Głos ws. roszczeń Donalda Trumpa wobec wyspy zabrał francuski minister spraw zagranicznych Jean-Noël Barrot w rozmowie z „Sud Radio”. Szef resortu dyplomacji przyznał, że Francja rozpoczęła rozmowy z Danią ws. ewentualnego rozmieszczenia wojsk na Grenlandii.
Barrot stwierdził także, iż „procedowanie tematu nie jest życzeniem Kopenhagi”. Słowa francuskiego ministra zbiegły się w czasie z wyjazdami dyplomatycznymi, które realizuje obecnie premier Danii Mette Frederiksen.

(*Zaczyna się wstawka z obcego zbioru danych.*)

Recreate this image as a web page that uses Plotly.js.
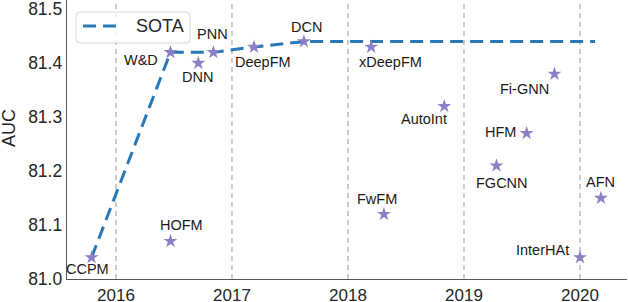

Celem jej podróży jest pozyskanie poparcia w obliczu roszczeń Trumpa wobec Grenlandii.
Francuski minister spraw zagranicznych wprost przyznał, że jeśli Dania będzie w potrzebie i zechce uzyskać pomoc od Francji, tamtejszy rząd będzie gotowy, by wesprzeć Duńczyków.
Donald Trump, nowy-stary prezydent USA, coraz głośniej mówi o przejęciu wielkiej wyspy. Co więcej, nie wyklucza przy tym użycia siły militarnej lub wywarcia dużej ekonomicznej presji. Barrot nie wierzy jednak w inwazję zbrojną, ponieważ – jak twierdzi – „nikt nie najeżdża terytoriów Unii Europejskiej”.